What is being asked. Using the listing below, output only the lines from the one that contains "Write a LaTeX" through the one that contains "minimum height=51pt] (b3)", inclusive, exactly as given and without images.

(Code that draws figures)

>>

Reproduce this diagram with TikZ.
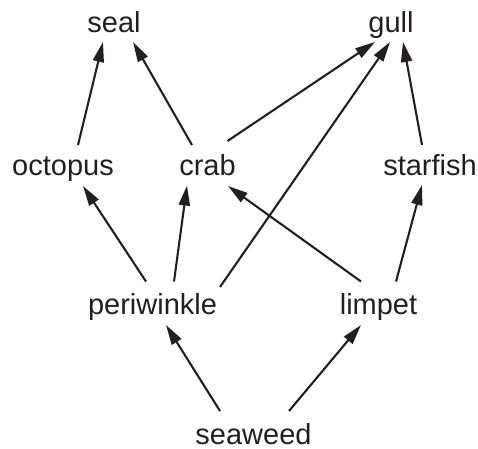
\documentclass[tikz,border=0pt]{standalone}
\usepackage{fontspec}
\setmainfont{Liberation Sans}
\usetikzlibrary{arrows.meta}
\definecolor{ink}{HTML}{231F20}
\begin{document}
\begin{tikzpicture}[x=1pt,y=-1pt,
  lbl/.style={anchor=base,inner sep=0pt,font=\fontsize{29}{34}\selectfont,text=ink},
  arr/.style={draw=ink,line width=2.1pt,-{Triangle[length=20pt,width=11pt]}}]
\useasboundingbox (0,0) rectangle (478,448);
\node[lbl] (seal) at (114,32.5) {seal};
\node[lbl] (gull) at (391,32.5) {gull};
\node[lbl] (octopus) at (63,175) {octopus};
\node[lbl] (crab) at (207.5,175) {crab};
\node[lbl] (starfish) at (430,175) {starfish};
\node[lbl] (periwinkle) at (152.5,314.5) {periwinkle};
\node[lbl] (limpet) at (378.5,314.5) {limpet};
\node[lbl] (seaweed) at (253.5,444) {seaweed};
\draw[arr] ([shift={(15,-30)}]octopus.base) -- ([shift={(-11,9.5)}]seal.base);
\draw[arr] ([shift={(-15.5,-30)}]crab.base) -- ([shift={(19,9.5)}]seal.base);
\draw[arr] ([shift={(20,-34)}]crab.base) -- ([shift={(-16,9.5)}]gull.base);
\draw[arr] ([shift={(67.5,-27.5)}]periwinkle.base) -- ([shift={(-1,9.5)}]gull.base);
\draw[arr] ([shift={(-8,-30)}]starfish.base) -- ([shift={(12,9.5)}]gull.base);
\draw[arr] ([shift={(-6.5,-33)}]periwinkle.base) -- ([shift={(20,11)}]octopus.base);
\draw[arr] ([shift={(21.5,-33)}]periwinkle.base) -- ([shift={(-20.5,10.5)}]crab.base);
\draw[arr] ([shift={(-17.5,-33)}]limpet.base) -- ([shift={(20.5,11)}]crab.base);
\draw[arr] ([shift={(17.5,-33)}]limpet.base) -- ([shift={(-8,10)}]starfish.base);
\draw[arr] ([shift={(-33.5,-33)}]seaweed.base) -- ([shift={(13.5,10.5)}]periwinkle.base);
\draw[arr] ([shift={(35.5,-33)}]seaweed.base) -- ([shift={(-17.5,10.5)}]limpet.base);
\end{tikzpicture}
\end{document}
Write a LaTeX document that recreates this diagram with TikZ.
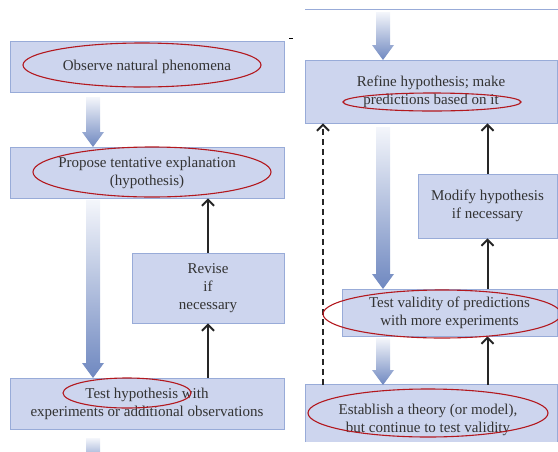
\documentclass[tikz,border=0pt]{standalone}
\usepackage{fontspec}
\setmainfont{Liberation Serif}
\usetikzlibrary{arrows.meta}
\definecolor{boxfill}{HTML}{CDD5EE}
\definecolor{boxline}{HTML}{98ABD8}
\definecolor{ellred}{HTML}{B3181E}
\definecolor{txt}{HTML}{333333}
\definecolor{fatdark}{HTML}{6F88C0}
\definecolor{fatlight}{HTML}{F4F6FB}
\newcommand\fatarrow[3]{%
  \shade[top color=fatlight, bottom color=fatdark]
    (#1-7,#2) -- (#1+7,#2) -- (#1+7,#3-15) -- (#1+11,#3-15) -- (#1,#3)
    -- (#1-11,#3-15) -- (#1-7,#3-15) -- cycle;}
\begin{document}
\begin{tikzpicture}[x=1pt,y=-1pt,
  box/.style={draw=boxline, fill=boxfill, line width=0.8pt, inner sep=0pt,
    text=txt, align=center, font=\fontsize{15}{18}\selectfont},
  plainfill/.style={fill=boxfill, inner sep=0pt},
  label/.style={text=txt, align=center, font=\fontsize{15}{18}\selectfont, inner sep=0pt},
  oval/.style={draw=ellred, line width=1.1pt},
  thinarrow/.style={draw=black!85, line width=2pt,
    -{Straight Barb[length=6pt,width=12pt,line width=2pt]}},
]
\useasboundingbox (0,0) rectangle (558,451);

% left column
\node[box, minimum width=274pt, minimum height=51pt] (b1) at (147,66.5) {Observe natural phenomena};
\node[box, minimum width=274pt, minimum height=51pt] (b2) at (147,172.5) {Propose tentative explanation\\(hypothesis)};
\node[box, minimum width=152pt, minimum height=70pt] (rev) at (208,288) {Revise\\if\\necessary};
\node[box, minimum width=274pt, minimum height=51pt] (b3) at (147,403.5) {Test hypothesis with\\experiments or additional observations};

% right column
\draw[boxline, line width=0.8pt] (305,9) -- (558,9);
\draw[black, line width=0.6pt] (289,38) -- (293,38);
\node[box, minimum width=252pt, minimum height=63pt] (R1) at (431,91.5) {Refine hypothesis; make\\predictions based on it};
\node[box, minimum width=139pt, minimum height=64pt] (mod) at (487.5,206) {Modify hypothesis\\if necessary};
\node[box, minimum width=215pt, minimum height=47pt] (R2) at (449.5,312.5) {Test validity of predictions\\with more experiments};
\node[plainfill, minimum width=251pt, minimum height=57pt] (R3) at (431.5,413.5) {};
\draw[boxline, line width=0.8pt] (R3.south west) -- (R3.north west) -- (R3.north east) -- (R3.south east);
\node[label] (R3t) at (428,420) {Establish a theory (or model),\\but continue to test validity};

% fat gradient arrows
\fatarrow{93}{97}{147}
\fatarrow{93}{200}{378}
\shade[top color=fatlight, bottom color=fatdark!45!fatlight] (86,438) rectangle (100,451);
\fatarrow{383}{12}{60}
\fatarrow{383}{127}{289}
\fatarrow{383}{338}{385}

% thin arrows
\draw[thinarrow] (rev.north) -- (rev.north |- b2.south);
\draw[thinarrow] (b3.north -| rev.center) -- (rev.south);
\draw[thinarrow] (mod.north) -- (mod.north |- R1.south);
\draw[thinarrow] (R2.north -| mod.center) -- (mod.south);
\draw[thinarrow] (R3.north -| mod.center) -- (R2.south -| mod.center);
\coordinate (dx) at (323,0);
\draw[thinarrow, dash pattern=on 6pt off 4pt] (R3.north -| dx) -- (R1.south -| dx);

% red ellipses
\draw[oval] (142,65) ellipse [x radius=119, y radius=22];
\draw[oval] (152,172) ellipse [x radius=119, y radius=25];
\draw[oval] (127,393) ellipse [x radius=64, y radius=15];
\draw[oval] (432,102) ellipse [x radius=89, y radius=9];
\draw[oval] (442,314) ellipse [x radius=119, y radius=24];
\draw[oval] (428,413) ellipse [x radius=120, y radius=24];
\end{tikzpicture}
\end{document}
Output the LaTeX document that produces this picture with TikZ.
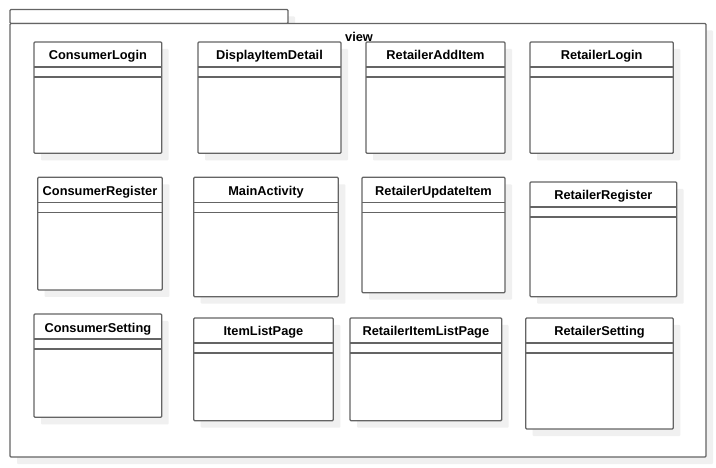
\documentclass[tikz,border=0pt]{standalone}
\usepackage{fontspec}
\setmainfont{Liberation Sans}
\usetikzlibrary{shadows}
\definecolor{linegray}{RGB}{100,100,100}
\definecolor{shadowgray}{RGB}{240,240,240}
\tikzset{
  umlbox/.style={draw=linegray,line width=1.3pt,fill=white,rounded corners=1pt,inner sep=0pt,outer sep=0pt,anchor=north west,
    drop shadow={fill=shadowgray,opacity=1,shadow xshift=7pt,shadow yshift=-7pt}},
  umlname/.style={font=\bfseries\fontsize{12.8}{15}\selectfont,inner sep=0pt,anchor=base},
  umlline/.style={draw=linegray,line width=1.3pt}
}
\newcommand{\umlclass}[6]{%
  \node[umlbox,minimum width={(#5-#3)*1pt},minimum height={(#6-#4)*1pt}] (#1) at (#3,#4) {};
  \node[umlname] (#1-name) at ([yshift=-18pt]#1.north) {#2};
  \draw[umlline] ([yshift=-25pt]#1.north west) -- ([yshift=-25pt]#1.north east);
  \draw[umlline] ([yshift=-35pt]#1.north west) -- ([yshift=-35pt]#1.north east);
}
\begin{document}
\begin{tikzpicture}[x=1pt,y=-1pt]
\useasboundingbox (0,0) rectangle (716,468);
\node[umlbox,minimum width=278pt,minimum height=14pt] (tab) at (10,9.5) {};
\node[umlbox,minimum width=696pt,minimum height=433.5pt] (viewpkg) at (10,23.5) {};
\node[umlname,anchor=base west] (viewlabel) at (345,42) {view};
\umlclass{consumerlogin}{ConsumerLogin}{34}{42}{161.7}{153.3}
\umlclass{displayitemdetail}{DisplayItemDetail}{198}{42}{341}{153.3}
\umlclass{retaileradditem}{RetailerAddItem}{366}{42}{505}{153.3}
\umlclass{retailerlogin}{RetailerLogin}{530}{42}{673.3}{153.3}
\umlclass{consumerregister}{ConsumerRegister}{37.7}{177.3}{162.3}{290}
\umlclass{mainactivity}{MainActivity}{193.7}{177.3}{338.3}{296.7}
\umlclass{retailerupdateitem}{RetailerUpdateItem}{362}{177.3}{505}{292.7}
\umlclass{retailerregister}{RetailerRegister}{530}{182}{676.7}{296.7}
\umlclass{consumersetting}{ConsumerSetting}{34}{314}{161.7}{417.3}
\umlclass{itemlistpage}{ItemListPage}{193.7}{318}{333.3}{420.7}
\umlclass{retaileritemlistpage}{RetailerItemListPage}{350}{318}{501.7}{420.7}
\umlclass{retailersetting}{RetailerSetting}{525.7}{318}{673.3}{429}
\end{tikzpicture}
\end{document}
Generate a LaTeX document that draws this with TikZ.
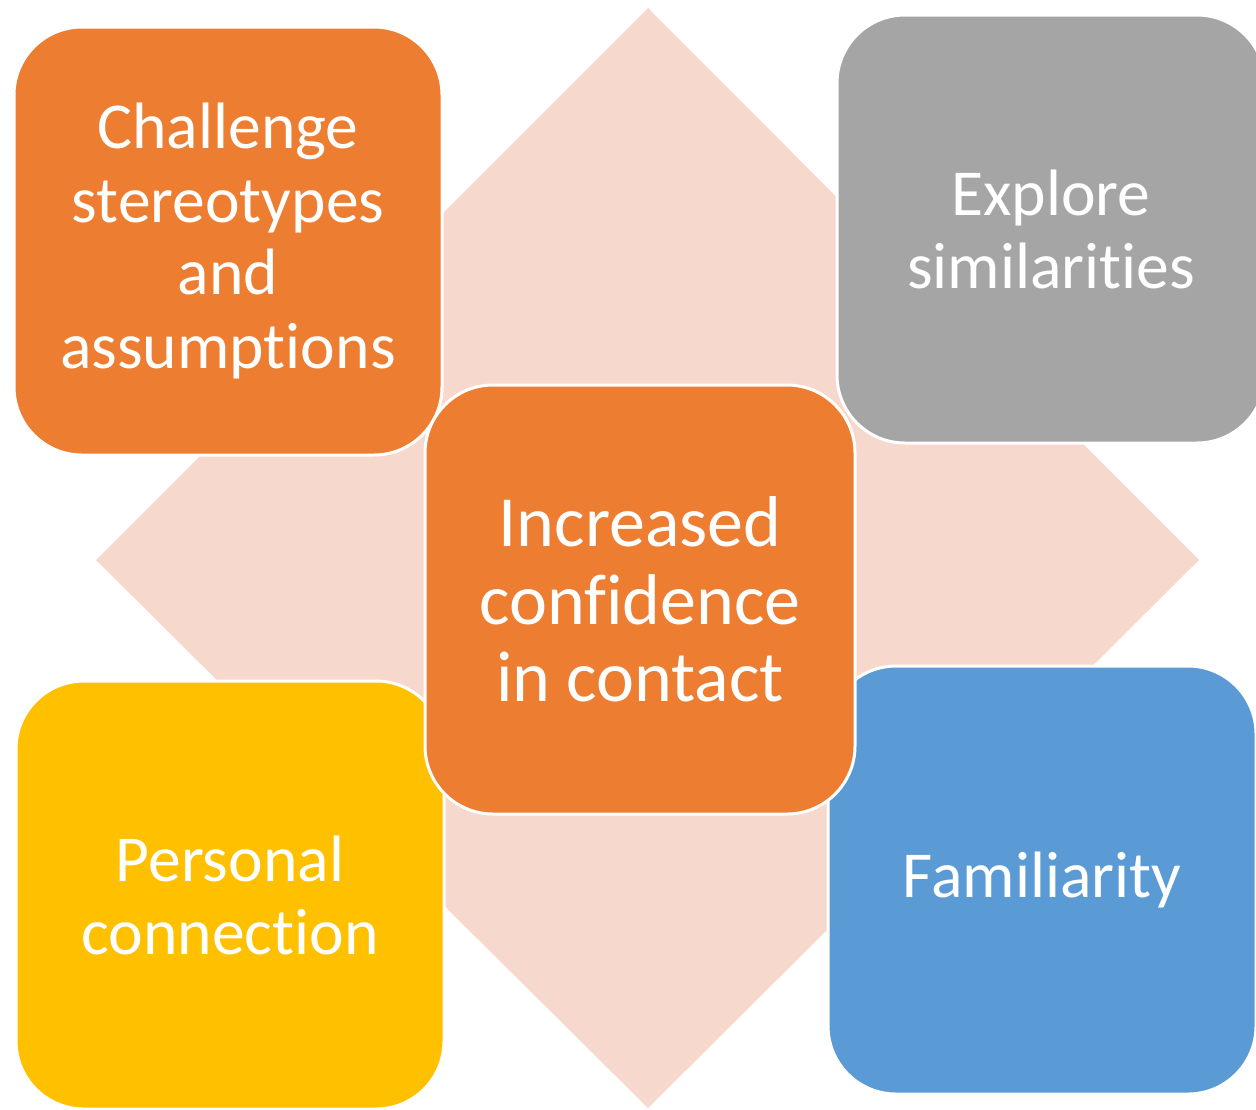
\documentclass[tikz,border=0pt]{standalone}
\usepackage{fontspec}
\setmainfont[RawFeature=-liga]{Carlito}
\definecolor{cOrange}{HTML}{ED7D31}
\definecolor{cGray}{HTML}{A5A5A5}
\definecolor{cYellow}{HTML}{FFC000}
\definecolor{cBlue}{HTML}{5B9BD5}
\definecolor{cPink}{HTML}{F7D8CD}
\begin{document}
\begin{tikzpicture}[x=0.5pt,y=-0.5pt,
  box/.style={rectangle, rounded corners=34pt, draw=white, line width=1.5pt,
    minimum width=214pt, minimum height=214pt, inner sep=0pt,
    text=white, align=center, font=\fontsize{32.8}{36.5}\selectfont},
  bigbox/.style={box, minimum width=215pt, minimum height=214.5pt,
    font=\fontsize{36}{38.8}\selectfont}]
\useasboundingbox (0,0) rectangle (1256,1109);
\clip (0,0) rectangle (1256,1109);
\fill[white] (0,0) rectangle (1256,1109);
\coordinate (dt) at (648,8);
\coordinate (dr) at (1199,560);
\coordinate (db) at (648,1108);
\coordinate (dl) at (96,560);
\fill[cPink] (dt) -- (dr) -- (db) -- (dl) -- cycle;
\node[box, fill=cOrange] (tl) at (228,241) {Challenge\\stereotypes\\and\\assumptions};
\node[box, fill=cGray] (tr) at (1051,229) {Explore\\similarities};
\node[box, fill=cYellow] (bl) at (230,895) {Personal\\connection};
\node[box, fill=cBlue] (br) at (1042,880) {Familiarity};
\node[bigbox, fill=cOrange] (c) at (640,599.5) {Increased\\confidence\\in contact};
\end{tikzpicture}
\end{document}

<<

Result below.
Write a LaTeX document that recreates this diagram with TikZ.
\documentclass[tikz,border=0pt]{standalone}
\usepackage{fontspec}
\setmainfont{Liberation Serif}
\usetikzlibrary{arrows.meta}
\definecolor{boxfill}{HTML}{CDD5EE}
\definecolor{boxline}{HTML}{98ABD8}
\definecolor{ellred}{HTML}{B3181E}
\definecolor{txt}{HTML}{333333}
\definecolor{fatdark}{HTML}{6F88C0}
\definecolor{fatlight}{HTML}{F4F6FB}
\newcommand\fatarrow[3]{%
  \shade[top color=fatlight, bottom color=fatdark]
    (#1-7,#2) -- (#1+7,#2) -- (#1+7,#3-15) -- (#1+11,#3-15) -- (#1,#3)
    -- (#1-11,#3-15) -- (#1-7,#3-15) -- cycle;}
\begin{document}
\begin{tikzpicture}[x=1pt,y=-1pt,
  box/.style={draw=boxline, fill=boxfill, line width=0.8pt, inner sep=0pt,
    text=txt, align=center, font=\fontsize{15}{18}\selectfont},
  plainfill/.style={fill=boxfill, inner sep=0pt},
  label/.style={text=txt, align=center, font=\fontsize{15}{18}\selectfont, inner sep=0pt},
  oval/.style={draw=ellred, line width=1.1pt},
  thinarrow/.style={draw=black!85, line width=2pt,
    -{Straight Barb[length=6pt,width=12pt,line width=2pt]}},
]
\useasboundingbox (0,0) rectangle (558,451);

% left column
\node[box, minimum width=274pt, minimum height=51pt] (b1) at (147,66.5) {Observe natural phenomena};
\node[box, minimum width=274pt, minimum height=51pt] (b2) at (147,172.5) {Propose tentative explanation\\(hypothesis)};
\node[box, minimum width=152pt, minimum height=70pt] (rev) at (208,288) {Revise\\if\\necessary};
\node[box, minimum width=274pt, minimum height=51pt] (b3) at (147,403.5) {Test hypothesis with\\experiments or additional observations};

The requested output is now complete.